= Prochymal =

Stem cell therapy

Prochymal is a stem cell therapy made by Osiris Therapeutics. It is the first stem cell therapy approved by Canada. It is also the first therapy approved by Canada for acute graft-vs-host disease (GvHD). Also known as remestemcel-L, Prochymal was sold to Australia-based Mesoblast in 2013 at which time its brand name was changed to Ryoncil.

It is an allogeneic stem therapy based on mesenchymal stem cells (also medicinal signalling cells, mesenchymal stromal cells, and MSCs) derived from the bone marrow of adult donors. MSCs are purified from the marrow, cultured and packaged, with up to 10,000 doses derived from a single donor. The doses are stored frozen until needed.

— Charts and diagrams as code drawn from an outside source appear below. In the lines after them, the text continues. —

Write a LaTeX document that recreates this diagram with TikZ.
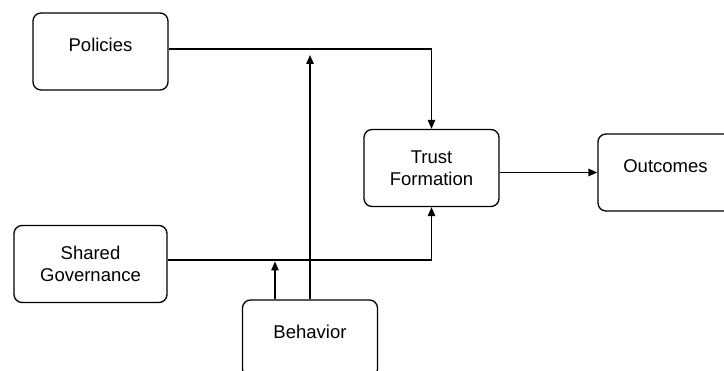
\documentclass[tikz,border=0pt]{standalone}
\usepackage{fontspec}
\setmainfont{Liberation Sans}
\usetikzlibrary{arrows.meta}

\begin{document}
\begin{tikzpicture}[x=1pt, y=-1pt,
    >={Triangle[length=9pt, width=7.5pt]},
    box/.style={draw, line width=1.3pt, rounded corners=8pt, minimum width=135pt,
                minimum height=77pt, align=center, font=\fontsize{18.5}{22}\selectfont},
    onebox/.style={box, text height=38.5pt, text depth=38.5pt, inner ysep=0pt},
    link/.style={line width=1.4pt}]
    \useasboundingbox (0,0) rectangle (724,371);

    \node[onebox] (policies) at (100.5,51.5) {Policies};
    \node[box] (trust) at (431.5,168) {Trust\\Formation};
    \node[onebox] (outcomes) at (665.5,172.5) {Outcomes};
    \node[box, minimum width=153pt] (shared) at (90.5,264) {Shared\\Governance};
    \node[onebox] (behavior) at (310,338.5) {Behavior};

    \draw[->, link] ([yshift=2.5pt]policies.east) -| (trust.north);
    \draw[->, link] ([yshift=4pt]shared.east) -| (trust.south);
    \draw[->, link] (trust.east |- outcomes.west) -- (outcomes.west);
    \draw[->, link, shorten >=3.5pt] (behavior.north) -- (behavior.north |- policies.east);
    \draw[->, link, shorten >=1.5pt] ([xshift=-35pt]behavior.north) -- ([xshift=-35pt,yshift=4pt]behavior.north |- shared.east);
\end{tikzpicture}
\end{document}
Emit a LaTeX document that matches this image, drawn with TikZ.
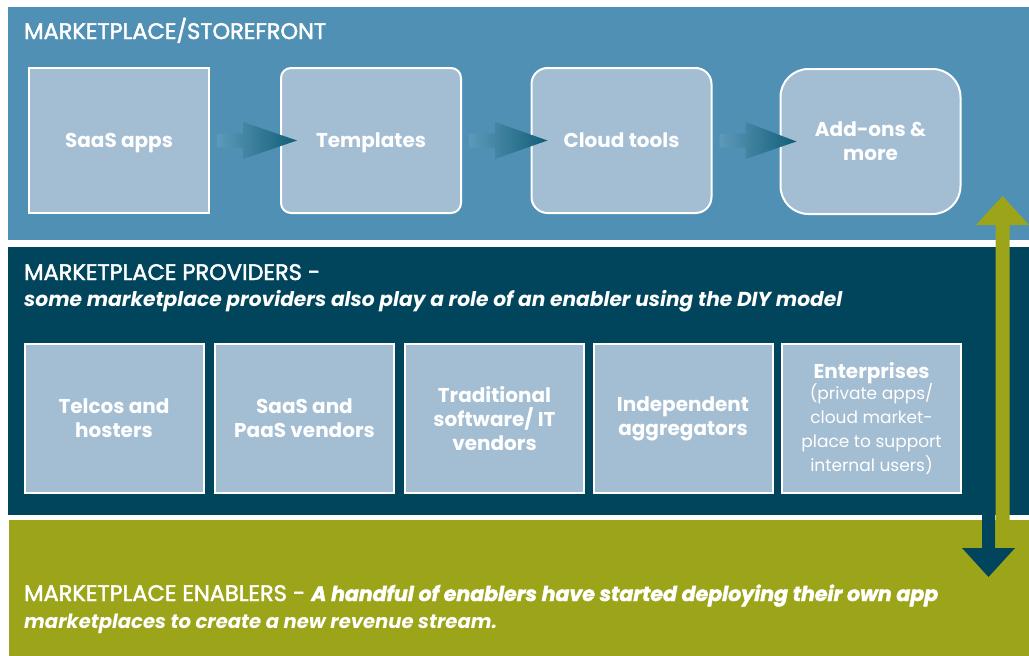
\documentclass[tikz,border=0pt]{standalone}
\usepackage{fontspec}
\setmainfont{Poppins}
\newfontfamily\titlefont{Poppins}[FakeBold=2]
\usetikzlibrary{calc}
\definecolor{topblue}{HTML}{4F90B4}
\definecolor{darkteal}{HTML}{00455B}
\definecolor{olive}{HTML}{9CA51A}
\definecolor{boxfill}{HTML}{A3BDD3}
\definecolor{arrowdark}{HTML}{115E77}
\newcommand\subtxt{\mdseries\fontsize{17}{23.5}\selectfont}
\newcommand\emtxt{\bfseries\itshape}
\begin{document}
\begin{tikzpicture}[x=1pt,y=-1pt,
  box/.style={draw=white, line width=2pt, fill=boxfill, minimum width=180pt, inner sep=0pt,
    text=white, font=\bfseries\fontsize{20}{24}\selectfont, align=center},
  topbox/.style={box, minimum height=145pt},
  oneline/.style={text height=16pt, text depth=2pt},
  botbox/.style={box, minimum width=179pt, minimum height=149pt},
  title/.style={anchor=base west, text=white, inner sep=0pt, font=\titlefont\fontsize{22.5}{22}\selectfont},
  emline/.style={title, font=\bfseries\itshape\fontsize{20.2}{22}\selectfont},
  flowarrow/.style={left color=topblue!92!white, right color=arrowdark}
]
\useasboundingbox (0,0) rectangle (1029,656);
\fill[white] (0,0) rectangle (1029,656);
\fill[topblue] (8,7) rectangle (1029,240);
\fill[darkteal] (8,247) rectangle (1029,515);
\fill[olive] (9,520) rectangle (1029,656);

% top row
\node[topbox, oneline] (a) at (119,140.5) {SaaS apps};
\node[topbox, oneline, rounded corners=10pt] (b) at (371,140.5) {Templates};
\node[topbox, oneline, rounded corners=16pt] (c) at (621.5,140.5) {Cloud tools};
\node[topbox, rounded corners=28pt] (d) at (870.5,141.5) {Add-ons \&\\more};

\foreach \p/\q in {a/b,b/c,c/d}{
  \shade[flowarrow] ($(\p.east)+(7,-7)$) -- ($(\p.east)+(33,-7)$) -- ($(\p.east)+(33,-18.5)$)
     -- ($(\q.west)+(17,0)$) -- ($(\p.east)+(33,18.5)$) -- ($(\p.east)+(33,7)$)
     -- ($(\p.east)+(7,7)$) -- cycle;
}

% titles
\node[title] (t1) at (24,39) {MARKETPLACE/STOREFRONT};
\node[title] (t2) at (24,280) {MARKETPLACE PROVIDERS -};
\node[emline] (t2b) at (24,306) {some marketplace providers also play a role of an enabler using the DIY model};
\node[title] (t3) at (24,601) {MARKETPLACE ENABLERS - {\fontsize{20.5}{22}\selectfont\emtxt A handful of enablers have started deploying their own app}};
\node[emline, font=\bfseries\itshape\fontsize{19.6}{22}\selectfont] (t3b) at (24,628) {marketplaces to create a new revenue stream.};

% bottom row
\node[botbox] (e1) at (114,418.5) {Telcos and\\hosters};
\node[botbox] (e2) at (304.5,418.5) {SaaS and\\PaaS vendors};
\node[botbox] (e3) at (494.5,418.5) {Traditional\\software/ IT\\vendors};
\node[botbox] (e4) at (683,418.5) {Independent\\aggregators};
\node[botbox] (e5) at (871.5,418.5) {Enterprises\\[-3pt]\subtxt (private apps/\\\subtxt cloud market-\\\subtxt place to support\\\subtxt internal users)};

% vertical arrows
\coordinate (dtip) at (988.5,577);
\coordinate (gtip) at (1002.5,196);
\fill[darkteal] (dtip) -- ++(26.5,-29) -- ++(-20,0) -- ++(0,-48) -- ++(-13,0) -- ++(0,48) -- ++(-20,0) -- cycle;
\fill[olive] (gtip) -- ++(26.5,29) -- ++(-19.5,0) -- ++(0,322) -- ++(-14,0) -- ++(0,-322) -- ++(-19.5,0) -- cycle;
\end{tikzpicture}
\end{document}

== Approvals and indications==
In May 2012 Health Canada approved the use of remestemcel-L (Prochymal) for the management of acute GvHD in children who are unresponsive to steroids, with the approval conditional upon further trials being conducted.

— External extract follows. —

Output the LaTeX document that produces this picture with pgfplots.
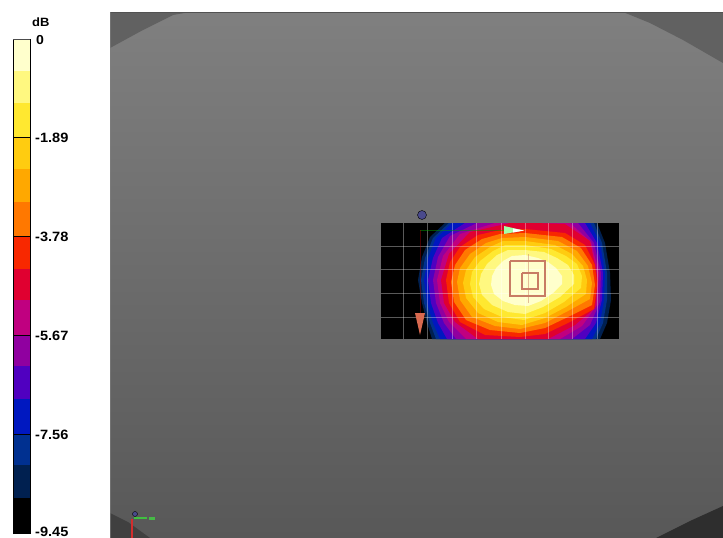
\documentclass[border=0pt]{standalone}
\usepackage{pgfplots}
\pgfplotsset{compat=1.18}
\usepackage{fontspec}
\setmainfont{Liberation Sans}[FakeStretch=1.08]

% colour scale, top to bottom
\definecolor{lvA}{HTML}{FFFFCC}
\definecolor{lvB}{HTML}{FFF880}
\definecolor{lvC}{HTML}{FFE830}
\definecolor{lvD}{HTML}{FFCC10}
\definecolor{lvE}{HTML}{FFA800}
\definecolor{lvF}{HTML}{FF7800}
\definecolor{lvG}{HTML}{F82800}
\definecolor{lvH}{HTML}{E00030}
\definecolor{lvI}{HTML}{C00080}
\definecolor{lvJ}{HTML}{9000A0}
\definecolor{lvK}{HTML}{5000C0}
\definecolor{lvL}{HTML}{0018C0}
\definecolor{lvM}{HTML}{003090}
\definecolor{lvN}{HTML}{002050}
\definecolor{lvO}{HTML}{000000}
\definecolor{mark1}{HTML}{C87C64}
\definecolor{arrowred}{HTML}{D8694F}
\definecolor{dotblue}{HTML}{4A4A8C}

\begin{document}
\begin{tikzpicture}
\begin{axis}[
    scale only axis, width=723pt, height=538pt,
    xmin=0, xmax=723, ymin=0, ymax=538, y dir=reverse,
    hide axis, clip=true,
    point meta min=12, point meta max=538,
    colormap={bg}{gray(0cm)=(0.5); gray(1cm)=(0.345)},
]
% page area, keeps the picture at full size
\addplot[fill=white, draw=none] coordinates {(0,0) (723,0) (723,538) (0,538)} --cycle;
% background
\addplot[surf, shader=interp, mesh/rows=2, point meta=y] coordinates {
    (110,12) (723,12)
    (110,538) (723,538)
};
% dark corners outside the disc
\addplot[fill=black!62, draw=none] coordinates {(110,12) (190,12) (173,15) (143,30) (110,48)} --cycle;
\addplot[fill=black!62, draw=none] coordinates {(623,12) (723,12) (723,63) (683,40) (650,23)} --cycle;
\addplot[fill=black!82, draw=none] coordinates {(723,506) (723,538) (656,538) (690,521)} --cycle;
\addplot[fill=black!75, draw=none] coordinates {(110,513) (128,522) (150,538) (110,538)} --cycle;
\addplot[black!68, line width=1.5pt] coordinates {(110,12.5) (723,12.5)};
\addplot[black!50, line width=1.5pt, opacity=0.6] coordinates {(110.5,12) (110.5,538)};

% colour bar
\addplot[fill=lvA, draw=none] coordinates {(14,39) (30,39) (30,71) (14,71)} --cycle;
\addplot[fill=lvB, draw=none] coordinates {(14,71) (30,71) (30,103) (14,103)} --cycle;
\addplot[fill=lvC, draw=none] coordinates {(14,103) (30,103) (30,137) (14,137)} --cycle;
\addplot[fill=lvD, draw=none] coordinates {(14,137) (30,137) (30,169) (14,169)} --cycle;
\addplot[fill=lvE, draw=none] coordinates {(14,169) (30,169) (30,202) (14,202)} --cycle;
\addplot[fill=lvF, draw=none] coordinates {(14,202) (30,202) (30,236) (14,236)} --cycle;
\addplot[fill=lvG, draw=none] coordinates {(14,236) (30,236) (30,269) (14,269)} --cycle;
\addplot[fill=lvH, draw=none] coordinates {(14,269) (30,269) (30,300) (14,300)} --cycle;
\addplot[fill=lvI, draw=none] coordinates {(14,300) (30,300) (30,335) (14,335)} --cycle;
\addplot[fill=lvJ, draw=none] coordinates {(14,335) (30,335) (30,366) (14,366)} --cycle;
\addplot[fill=lvK, draw=none] coordinates {(14,366) (30,366) (30,399) (14,399)} --cycle;
\addplot[fill=lvL, draw=none] coordinates {(14,399) (30,399) (30,434) (14,434)} --cycle;
\addplot[fill=lvM, draw=none] coordinates {(14,434) (30,434) (30,465) (14,465)} --cycle;
\addplot[fill=lvN, draw=none] coordinates {(14,465) (30,465) (30,498) (14,498)} --cycle;
\addplot[fill=lvO, draw=none] coordinates {(14,498) (30,498) (30,534) (14,534)} --cycle;
\addplot[black, line width=1pt] coordinates {(13.5,534) (13.5,39)};
\addplot[black!70, line width=1pt] coordinates {(13,39) (30.5,39)};
\addplot[black, line width=1pt] coordinates {(30.5,39) (30.5,534)};
\addplot[black, line width=1pt] coordinates {(14,137) (30,137)};
\addplot[black, line width=1pt] coordinates {(14,236) (30,236)};
\addplot[black, line width=1pt] coordinates {(14,335) (30,335)};
\addplot[black, line width=1pt] coordinates {(14,434) (30,434)};
\node[anchor=base west, inner sep=0pt] at (axis cs:32,26) {\fontsize{12}{12}\selectfont\bfseries dB};
\node[anchor=base west, inner sep=0pt] at (axis cs:36,44) {\fontsize{13}{13}\selectfont\bfseries 0};
\node[anchor=base west, inner sep=0pt] at (axis cs:35,142) {\fontsize{13.5}{14}\selectfont\bfseries -1.89};
\node[anchor=base west, inner sep=0pt] at (axis cs:35,241) {\fontsize{13.5}{14}\selectfont\bfseries -3.78};
\node[anchor=base west, inner sep=0pt] at (axis cs:35,340) {\fontsize{13.5}{14}\selectfont\bfseries -5.67};
\node[anchor=base west, inner sep=0pt] at (axis cs:35,439) {\fontsize{13.5}{14}\selectfont\bfseries -7.56};
\node[anchor=base west, inner sep=0pt] at (axis cs:35,536.5) {\fontsize{13.5}{14}\selectfont\bfseries -9.45};

% contour bands, outermost first
\addplot[fill=lvO, draw=none] coordinates {(381,223) (619,223) (619,339) (381,339)} --cycle;
\addplot[fill=lvN, draw=none] coordinates {(445,223) (430,237) (422,257) (418,280) (422,303) (427,323) (432,339) (600,339) (607,323) (611,300) (610,273) (605,243) (597,223)} --cycle;
\addplot[fill=lvM, draw=none] coordinates {(449,223) (433,238) (425,258) (421,280) (424,303) (430,323) (436,339) (596,339) (603,323) (607,300) (607,273) (602,243) (594,223)} --cycle;
\addplot[fill=lvL, draw=none] coordinates {(452,223) (436,238) (428,258) (424,280) (427,303) (433,323) (440,339) (592,339) (600,323) (604,300) (605,273) (600,243) (590,223)} --cycle;
\addplot[fill=lvK, draw=none] coordinates {(465,223) (442,238) (433,258) (428,280) (431,303) (438,323) (447,339) (585,339) (596,323) (602,300) (603,273) (597,243) (585,223)} --cycle;
\addplot[fill=lvJ, draw=none] coordinates {(477,223) (450,236) (438,257) (433,280) (436,303) (444,323) (456,339) (572,339) (590,325) (600,302) (601,273) (594,243) (578,223)} --cycle;
\addplot[fill=lvI, draw=none] coordinates {(495,223) (460,234) (443,256) (437,280) (440,303) (449,322) (466,339) (560,339) (582,326) (597,305) (599,273) (591,242) (570,223)} --cycle;
\addplot[fill=lvH, draw=none] coordinates {(510,223) (470,232) (449,254) (441,280) (444,303) (455,322) (478,339) (548,339) (575,325) (595,308) (598,280) (590,241) (565,224) (535,223)} --cycle;
\addplot[fill=lvG, draw=none] coordinates {(500,230) (478,235) (460,247) (450,262) (446,280) (449,303) (460,322) (485,335) (520,337) (545,334) (570,322) (594,309) (597,285) (595,265) (585,245) (565,233) (525,229)} --cycle;
\addplot[fill=lvF, draw=none] coordinates {(500,234) (482,239) (465,250) (455,265) (451,282) (454,302) (466,320) (490,330) (520,333) (545,328) (570,316) (592,305) (595,285) (592,265) (581,248) (562,237) (525,233)} --cycle;
\addplot[fill=lvE, draw=none] coordinates {(502,238) (486,243) (470,254) (460,268) (457,282) (460,300) (472,317) (495,326) (520,329) (545,323) (568,311) (590,299) (592,283) (588,266) (577,251) (558,241) (525,237)} --cycle;
\addplot[fill=lvD, draw=none] coordinates {(503,241) (490,247) (475,257) (466,270) (463,283) (466,298) (478,313) (498,322) (522,325) (545,318) (566,307) (586,294) (587,280) (583,266) (572,254) (555,245) (525,241)} --cycle;
\addplot[fill=lvC, draw=none] coordinates {(505,245) (493,251) (480,261) (472,272) (470,284) (473,297) (484,309) (502,317) (524,320) (545,313) (564,302) (581,288) (582,276) (577,264) (566,256) (551,249) (525,245)} --cycle;
\addplot[fill=lvB, draw=none] coordinates {(508,250) (497,255) (487,264) (481,274) (479,284) (482,295) (492,305) (508,312) (525,314) (543,307) (560,297) (574,284) (574,275) (568,265) (557,258) (544,252) (525,250)} --cycle;
\addplot[fill=lvA, draw=none] coordinates {(512,256) (503,261) (496,268) (492,276) (491,285) (494,294) (503,301) (515,305) (528,306) (541,301) (553,293) (562,284) (562,276) (556,268) (548,262) (538,258) (525,255)} --cycle;

% grid over the map
\addplot[white, opacity=0.35, line width=1pt] coordinates {(403,223) (403,339)};
\addplot[white, opacity=0.35, line width=1pt] coordinates {(427,223) (427,339)};
\addplot[white, opacity=0.35, line width=1pt] coordinates {(452,223) (452,339)};
\addplot[white, opacity=0.35, line width=1pt] coordinates {(476,223) (476,339)};
\addplot[white, opacity=0.35, line width=1pt] coordinates {(501,223) (501,339)};
\addplot[white, opacity=0.35, line width=1pt] coordinates {(525,223) (525,339)};
\addplot[white, opacity=0.35, line width=1pt] coordinates {(548,223) (548,339)};
\addplot[white, opacity=0.35, line width=1pt] coordinates {(572,223) (572,339)};
\addplot[white, opacity=0.35, line width=1pt] coordinates {(597,223) (597,339)};
\addplot[white, opacity=0.35, line width=1pt] coordinates {(381,246) (619,246)};
\addplot[white, opacity=0.35, line width=1pt] coordinates {(381,269) (619,269)};
\addplot[white, opacity=0.35, line width=1pt] coordinates {(381,293) (619,293)};
\addplot[white, opacity=0.35, line width=1pt] coordinates {(381,317) (619,317)};

% probe markers
\addplot[mark1, line width=1.6pt] coordinates {(510,261) (545,261) (545,296) (510,296) (510,261)};
\addplot[mark1, line width=1.6pt] coordinates {(522,273) (538,273) (538,289) (522,289) (522,273)};
\addplot[mark1, opacity=0.5, line width=0.7pt] coordinates {(528,254) (528,303)};
\addplot[green!60!black, opacity=0.5, line width=0.8pt] coordinates {(420,230) (505,230)};
\addplot[red!70!black, opacity=0.4, line width=0.8pt] coordinates {(420,230) (420,315)};
\addplot[fill=green!35!white, draw=none] coordinates {(504,226) (524,230.5) (504,234)} --cycle;
\addplot[fill=white, draw=none] coordinates {(513,228.5) (524,230.5) (513,232.5)} --cycle;
\addplot[fill=arrowred, draw=none] coordinates {(415,313) (425,313) (420,335)} --cycle;
\addplot[only marks, mark=*, mark size=4.5pt, mark options={fill=dotblue, draw=none}] coordinates {(422,215)};

% small axis triad
\addplot[red!65!gray, line width=2.5pt] coordinates {(132,519) (132,538)};
\addplot[green!50!gray, line width=2pt] coordinates {(134,518) (147,518)};
\addplot[green!45!gray, line width=3pt] coordinates {(149,518) (155,518)};
\addplot[only marks, mark=*, mark size=2.5pt, mark options={fill=dotblue, draw=none}] coordinates {(135,514)};
\end{axis}
\end{tikzpicture}
\end{document}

Separately, a pilot study of Ryoncil on ventilator-assisted COVID-19 patients with Acute Respiratory Distress Syndrome provided sufficient evidence for the FDA to approve a Phase 2/3 placebo-controlled trial on 300 patients. That trial commenced enrollment on May 5, 2020. It is being overseen by Mount Sinai Hospital and the Cardiothoracic Clinical Trials Network and funded by the National Institutes of Health.

==Clinical trials==
Preliminary results of a phase III trial for GvHD were released in Sept 2009.